Well, yeah, however, I think wikipedia and other sources can give you a general idea.  You can look for details later.


----------



## Stuey (Dec 2, 2009)

It should be noted that some details need to be taken with a pinch of salt. Things like histories and such can be quite interesting though. A good bit of back ground information on the development of karate and its styles/schools. Its a given that school to school will differ, for me at least.


----------



## celtic_crippler (Dec 2, 2009)

True...

Too much of what you'd find would be heavily influenced by the opinion of the one that created it.

For example, ask 5 different Kenpo people what kenpo is and you'll get 5 different answers. I'm sure the same is true for TKD, Judo, Aikido, etc, etc, etc....

The point many continue to miss is that MA is a uniquely individual thing and while the same curriculum may be taught, the way it's interpretted and executed by single practitioners vary just as much as their personalities. 

Perhaps if you detailed the reason for the question we could provide better assistance.


----------



## Guardian (Dec 2, 2009)

Digital Camera - $245.00
Photo Paper - $10.45
Envelope/Stamp and mailing as Christmas Card - $5.30 each

Avatar of the Celtic_Crippler dressed with a Santa Hat on - Priceless

Somethings you just can't put a price on.


----------



## Guardian (Dec 2, 2009)

Sorry Celtic, I just couldn't help myself.

I wish I had thought of it, I think it's neat BTW.


----------



## Grenadier (Dec 3, 2009)

Even amongst Shotokan people, there can be a significant variance.  

Of course, you have the "big three" organizations (SKIF, JKA, ISKF), along with other organizations that are going to be pretty similar with what they teach, with each faction having some small differences.  

What styles of Karate pique your interest?  Or, more precisely, what is it that you're seeking?  There are many styles of Karate, and there will be a very wide variance of techniques amongst them.  

For example, if you want Karate with more grappling / soft techniques, you may want to take a look at the classical Wado Ryu schools.


----------



## MeDemitto (Dec 3, 2009)

Well those that are close (and grossly overpriced it seems) are mostly chun kuk do. What I would really like to study is Shotokan (possibly wado). There is also within an hour drive an Isshinryu studio.


----------



## MeDemitto (Dec 3, 2009)

I am also curious of the (and I understand they are generalities) different methods/philosophies concerning footwork within the various systems.

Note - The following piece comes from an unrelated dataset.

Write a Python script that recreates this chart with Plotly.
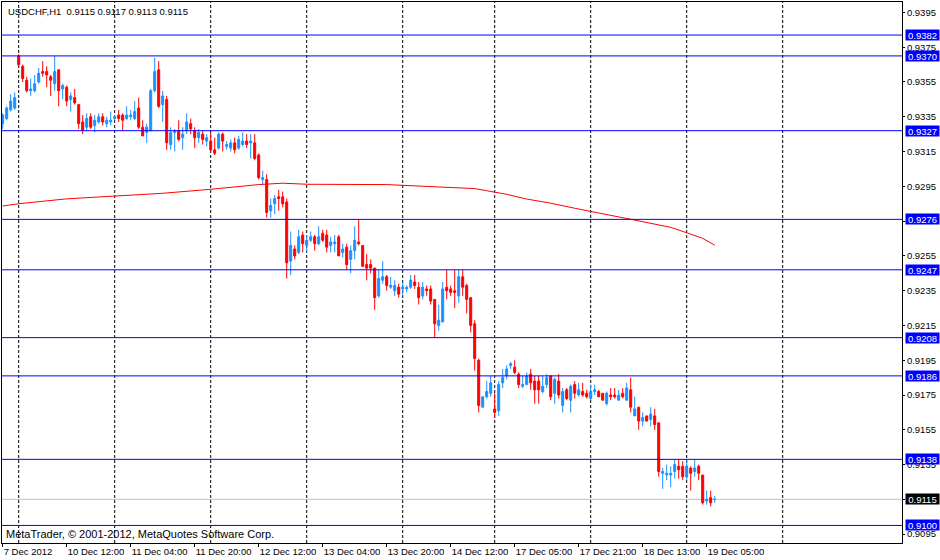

I appreciate all the help


----------



## kenkyukai (Feb 24, 2010)

I would refer you to Mark bishops book  for the okinawan schools and their differences, or  more to the point their similarities , and as for the japanese styles , the fartherremoved from shotkan they are the less they contain any technique resembling okinawan karate . This ,of course is my own humble opinion
     Hope it helped ,
        John


----------



## Bill Mattocks (Feb 24, 2010)

Just do Isshin-Ryu and you will have no need of any other karate.  Isshin-Ryu is it, baby.

Thus spaketh the go-kyu.


----------



## scottie (Feb 25, 2010)

Well those that are close (and grossly overpriced it seems) are mostly chun kuk do. What I would really like to study is Shotokan (possibly wado). There is also within an hour drive an Isshinryu studio.

Where are you and who is the Isshinryu instructor? i drive over an hour and pass good karate schools to take isshinryu.


----------



## Bill Mattocks (Feb 25, 2010)

scottie said:


> Well those that are close (and grossly overpriced it seems) are mostly chun kuk do. What I would really like to study is Shotokan (possibly wado). There is also within an hour drive an Isshinryu studio.
> 
> Where are you and who is the Isshinryu instructor? i drive over an hour and pass good karate schools to take isshinryu.



I'm in Michigan.  My Sensei is Dan Holloway, Hachi-Dan.

http://www.hollowaysisshinryu.com/


----------



## scottie (Feb 25, 2010)

"I'm in Michigan. My Sensei is Dan Holloway, Hachi-Dan.

http://www.hollowaysisshinryu.com/"



Cool sir, I have heard a lot of awesome things about him.


----------



## TimoS (Feb 25, 2010)

kenkyukai said:


> as for the japanese styles , the fartherremoved from shotkan they are the less they contain any technique resembling okinawan karate


I disagree. True, many/most japanese styles have lost the _content _of okinawan karate, i.e. the kata applications, but many of the techniques still contain traces of the okinawan karate. Previously, I trained in Shorinji ryu Renshinkan (and later, in one of it's off-shoots) and while I didn't learn much in how to use the kata back then, now after training a few years in it's okinawan parent style, Shorin ryu Seibukan, I can see that many of the techniques are almost the same and even the content of some of the kata is taught in it's yakusoku kumite drills, although in some cases so heavily modified that it is next to impossible to distinguish from which kata they come from. Whether or not that is a common knowledge in the style isn't known to me. All I know is that nobody told me back then.


----------



## seasoned (Feb 26, 2010)

Bill Mattocks said:


> Just do Isshin-Ryu and you will have no need of any other karate. Isshin-Ryu is it, baby.
> 
> Thus spaketh the go-kyu.


Awesome words, Bill. Passion, dedication, confidence in ones art, are the makings of a go-kyu heading toward go-dan. It is all about "enjoying the journey". The memories you are building will rank right along with the military ones you have.


----------